二部制拡大、ユニフォームの色変更など対策も…
各地で気温40度を超えるニュースが続出している今夏、高校球児がプレーする甲子園でも熱さ対策が実施されている。昨夏から導入された朝夕の二部制を3日から6日に拡大。午前に行われる試合が午後1時半を過ぎた場合は新しいイニングに入らず、午後1時45分を過ぎた場合はイニングの途中でも「継続試合」として翌日以降に再開される。
大会2日目(6日)第2試合で行われた開星と宮崎商の試合は延長タイブレークの熱戦となり、午後1時半を過ぎていたが、延長10回裏に開星がサヨナラ勝ちしてギリギリで継続試合にはならなかった。
暑さのピークとなる時間帯を避け、第3試合は午後4時15分にプレーボール。第4試合は予定通りでもプロ野球より遅い午後6時45分開始だ。選手たちにとっては、比較的暑さがマシな時間に聖地でナイターを経験できるのは貴重だろう。
また、試合前ノックも従来の7分から5分に短縮され、行うかどうかは各校が選択できるようになった。大会本部だけでなく各校も工夫しており、北海や県岐阜商、広陵などは帽子やアンダーシャツを黒っぽい色から白色に変更し、少しでも選手たちが暑さに苦しまないように対策を施している。
しかし、それでも6日の第1試合に登場した仙台育英の川尻結大は試合中に自力で歩けなくなって交代。第2試合では開星の小村拓矢が8回の打席で足を痛がり、担架で退場した。いずれも重症ではないものの、熱中症の疑いがあったという。
今年のような酷暑が今後も続くようなら、開催時期の変更や一部ドーム球場への移行なども検討する必要があるのではないか。
同じ日にボクサー2人が開頭手術
暑さとは関係ないが、ボクシング界でも事故が相次いだ。
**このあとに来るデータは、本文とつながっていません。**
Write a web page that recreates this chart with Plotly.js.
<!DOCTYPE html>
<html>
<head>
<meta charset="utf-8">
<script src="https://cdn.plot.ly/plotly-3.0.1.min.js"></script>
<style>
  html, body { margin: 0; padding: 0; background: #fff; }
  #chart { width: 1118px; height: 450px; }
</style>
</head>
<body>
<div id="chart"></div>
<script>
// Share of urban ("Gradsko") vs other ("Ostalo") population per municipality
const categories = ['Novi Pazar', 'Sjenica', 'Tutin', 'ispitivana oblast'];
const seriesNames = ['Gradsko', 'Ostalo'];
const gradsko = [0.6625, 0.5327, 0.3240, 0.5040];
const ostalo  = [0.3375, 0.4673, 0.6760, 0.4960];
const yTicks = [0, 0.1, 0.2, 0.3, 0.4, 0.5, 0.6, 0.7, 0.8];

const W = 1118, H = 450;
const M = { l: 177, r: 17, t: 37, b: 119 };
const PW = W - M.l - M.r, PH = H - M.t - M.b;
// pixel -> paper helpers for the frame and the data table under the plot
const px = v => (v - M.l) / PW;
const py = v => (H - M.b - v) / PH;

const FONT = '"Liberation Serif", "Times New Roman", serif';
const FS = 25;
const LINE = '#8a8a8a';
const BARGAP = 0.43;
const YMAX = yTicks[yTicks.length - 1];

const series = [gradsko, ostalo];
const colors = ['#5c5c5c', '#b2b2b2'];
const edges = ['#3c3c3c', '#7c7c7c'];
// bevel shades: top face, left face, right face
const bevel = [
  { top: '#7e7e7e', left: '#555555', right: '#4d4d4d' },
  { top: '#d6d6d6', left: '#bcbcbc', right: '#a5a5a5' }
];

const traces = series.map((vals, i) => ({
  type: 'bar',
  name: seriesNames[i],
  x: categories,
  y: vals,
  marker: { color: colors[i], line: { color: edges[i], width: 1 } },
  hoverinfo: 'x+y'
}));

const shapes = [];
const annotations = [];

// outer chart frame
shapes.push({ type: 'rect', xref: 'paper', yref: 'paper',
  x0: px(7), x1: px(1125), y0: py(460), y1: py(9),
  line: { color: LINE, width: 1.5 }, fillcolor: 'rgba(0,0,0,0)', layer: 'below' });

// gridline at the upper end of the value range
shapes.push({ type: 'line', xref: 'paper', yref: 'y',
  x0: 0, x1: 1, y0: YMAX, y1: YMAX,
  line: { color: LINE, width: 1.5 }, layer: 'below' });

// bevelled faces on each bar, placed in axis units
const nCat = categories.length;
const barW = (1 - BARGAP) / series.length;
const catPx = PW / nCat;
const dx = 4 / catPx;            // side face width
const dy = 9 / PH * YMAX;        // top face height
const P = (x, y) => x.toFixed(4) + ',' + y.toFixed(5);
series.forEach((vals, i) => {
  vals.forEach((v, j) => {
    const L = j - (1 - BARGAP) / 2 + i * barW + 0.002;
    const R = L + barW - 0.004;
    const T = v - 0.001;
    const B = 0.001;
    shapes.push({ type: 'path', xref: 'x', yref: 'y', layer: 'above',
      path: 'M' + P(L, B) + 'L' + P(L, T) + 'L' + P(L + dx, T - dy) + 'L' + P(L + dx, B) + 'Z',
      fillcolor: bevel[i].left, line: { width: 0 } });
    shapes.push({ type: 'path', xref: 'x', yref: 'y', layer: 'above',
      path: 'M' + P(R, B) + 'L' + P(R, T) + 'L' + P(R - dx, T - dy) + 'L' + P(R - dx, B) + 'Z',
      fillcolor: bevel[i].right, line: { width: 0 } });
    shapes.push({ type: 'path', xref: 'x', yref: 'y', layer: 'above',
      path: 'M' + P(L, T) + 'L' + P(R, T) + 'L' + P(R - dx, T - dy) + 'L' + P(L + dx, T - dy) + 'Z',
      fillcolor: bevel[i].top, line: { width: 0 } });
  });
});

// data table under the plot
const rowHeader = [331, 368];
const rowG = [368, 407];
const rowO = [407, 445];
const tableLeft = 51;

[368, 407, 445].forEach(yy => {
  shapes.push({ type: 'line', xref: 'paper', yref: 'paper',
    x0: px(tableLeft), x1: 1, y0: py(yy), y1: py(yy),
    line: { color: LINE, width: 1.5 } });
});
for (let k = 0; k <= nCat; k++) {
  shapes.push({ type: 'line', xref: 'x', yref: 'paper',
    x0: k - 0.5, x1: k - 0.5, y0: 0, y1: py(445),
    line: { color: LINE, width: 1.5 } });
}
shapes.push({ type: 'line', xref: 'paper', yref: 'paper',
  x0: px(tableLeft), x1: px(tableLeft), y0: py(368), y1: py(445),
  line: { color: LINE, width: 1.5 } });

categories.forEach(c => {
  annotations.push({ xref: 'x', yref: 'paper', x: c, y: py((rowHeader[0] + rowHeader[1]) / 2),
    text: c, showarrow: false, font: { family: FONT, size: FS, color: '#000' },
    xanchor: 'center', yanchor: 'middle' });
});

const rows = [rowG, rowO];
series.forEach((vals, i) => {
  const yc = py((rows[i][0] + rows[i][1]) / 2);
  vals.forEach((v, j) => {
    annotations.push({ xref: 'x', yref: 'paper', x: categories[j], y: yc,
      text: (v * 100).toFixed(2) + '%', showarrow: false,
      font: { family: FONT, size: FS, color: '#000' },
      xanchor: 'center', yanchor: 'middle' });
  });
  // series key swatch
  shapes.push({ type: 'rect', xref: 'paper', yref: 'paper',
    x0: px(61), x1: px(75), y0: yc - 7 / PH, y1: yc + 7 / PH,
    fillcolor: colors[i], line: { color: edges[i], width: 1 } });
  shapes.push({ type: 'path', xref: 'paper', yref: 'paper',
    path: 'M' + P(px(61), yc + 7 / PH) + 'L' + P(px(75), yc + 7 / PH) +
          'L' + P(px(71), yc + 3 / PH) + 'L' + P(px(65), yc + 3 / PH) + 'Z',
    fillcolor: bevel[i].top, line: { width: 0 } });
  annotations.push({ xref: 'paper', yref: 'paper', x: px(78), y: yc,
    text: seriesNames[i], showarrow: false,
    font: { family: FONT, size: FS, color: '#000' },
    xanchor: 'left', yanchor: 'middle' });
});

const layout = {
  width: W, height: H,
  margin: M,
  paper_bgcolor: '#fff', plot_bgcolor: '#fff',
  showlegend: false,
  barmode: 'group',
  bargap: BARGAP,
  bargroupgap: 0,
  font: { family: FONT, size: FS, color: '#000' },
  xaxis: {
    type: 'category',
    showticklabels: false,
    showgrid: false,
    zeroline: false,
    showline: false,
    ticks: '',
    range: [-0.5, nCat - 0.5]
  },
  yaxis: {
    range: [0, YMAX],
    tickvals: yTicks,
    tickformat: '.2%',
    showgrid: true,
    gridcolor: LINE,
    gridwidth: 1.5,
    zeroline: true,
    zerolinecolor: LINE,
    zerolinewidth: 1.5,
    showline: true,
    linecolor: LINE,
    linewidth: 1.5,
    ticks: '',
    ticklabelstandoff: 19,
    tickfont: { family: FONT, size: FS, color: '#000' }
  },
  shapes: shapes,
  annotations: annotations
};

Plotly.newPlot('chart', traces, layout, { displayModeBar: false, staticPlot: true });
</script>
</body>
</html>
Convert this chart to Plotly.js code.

2日に後楽園ホールで行われた東洋太平洋スーパーフェザー級タイトルマッチで引き分けた神足茂利と、日本ライト級挑戦者決定戦で8回TKO負けした浦川大将が試合後、東京都内の病院に救急搬送。2人とも急性硬膜下血腫と診断され、緊急の開頭手術を受けた。
5月24日にはIBF世界ミニマム級王座に挑んだ重岡銀次朗が12回判定負けした試合後に意識を失い、大阪市内の病院に救急搬送。右硬膜下血腫により開頭手術を受けた。
日本ボクシングコミッション(JBC)は、事務局を管轄する東洋太平洋ボクシング連盟のタイトルマッチを現行の12回戦から10回戦へ変更する方向。かつて15回戦だった世界タイトルマッチも事故防止のため12回戦に短縮されたが、東洋太平洋タイトルマッチも短縮されることになりそうだ。
かねてよりボクシング界ではリング禍を防ぐための取り組みを行ってきたが、重岡も神足も12回を戦い切ったため判断を難しくした。ダウンしたり、明確なダメージがあればレフェリーも判断しやすいが、ボクサーは試合中にいくらパンチをもらっても気力で戦おうとするため、最終回終了ゴングが鳴るまで立ち続けている場合、レフェリーが止める判断をすることは難しい。
以前に比べれば、レフェリーがストップするタイミングは早くなったが、それでも事故は起こるのだ。人間の判断だけでなく、ラウンド数の縮小などルール自体を変更する以外に対策の施しようがないのが実情だろう。
観る側も意識改革を
スポーツは健康な肉体と選手の安全が担保されて成り立つことは言うまでもない。事故のリスクをゼロにはできなくても、可能な限り小さくしていかないと競技の発展自体に関わる深刻な問題となる。
ルール変更があると、必ず競技の魅力を損なうという反対意見が出る。高校野球の延長が18回から15回になった時、タイブレーク制が導入された時、白熱の大接戦を期待するファンからの異論は少なからずあった。
ボクシングでも早すぎるレフェリーストップは、派手な倒し合いを期待するファンから好評とは言えない。止められた選手が不満を口にすることも少なくない。
しかし、選手の安全以上に重視されるべきことは何ひとつない。大切なのは観る側の意識だ。そして、「血染めの投球」などとケガを美談として報じるスポーツマスコミも襟を正す必要がある。
スポーツには嘘がない。だからこそ、観る人の胸を打ち、感動のドラマが起きる。それは「安全」の上に成り立っていることを決して忘れてはならない。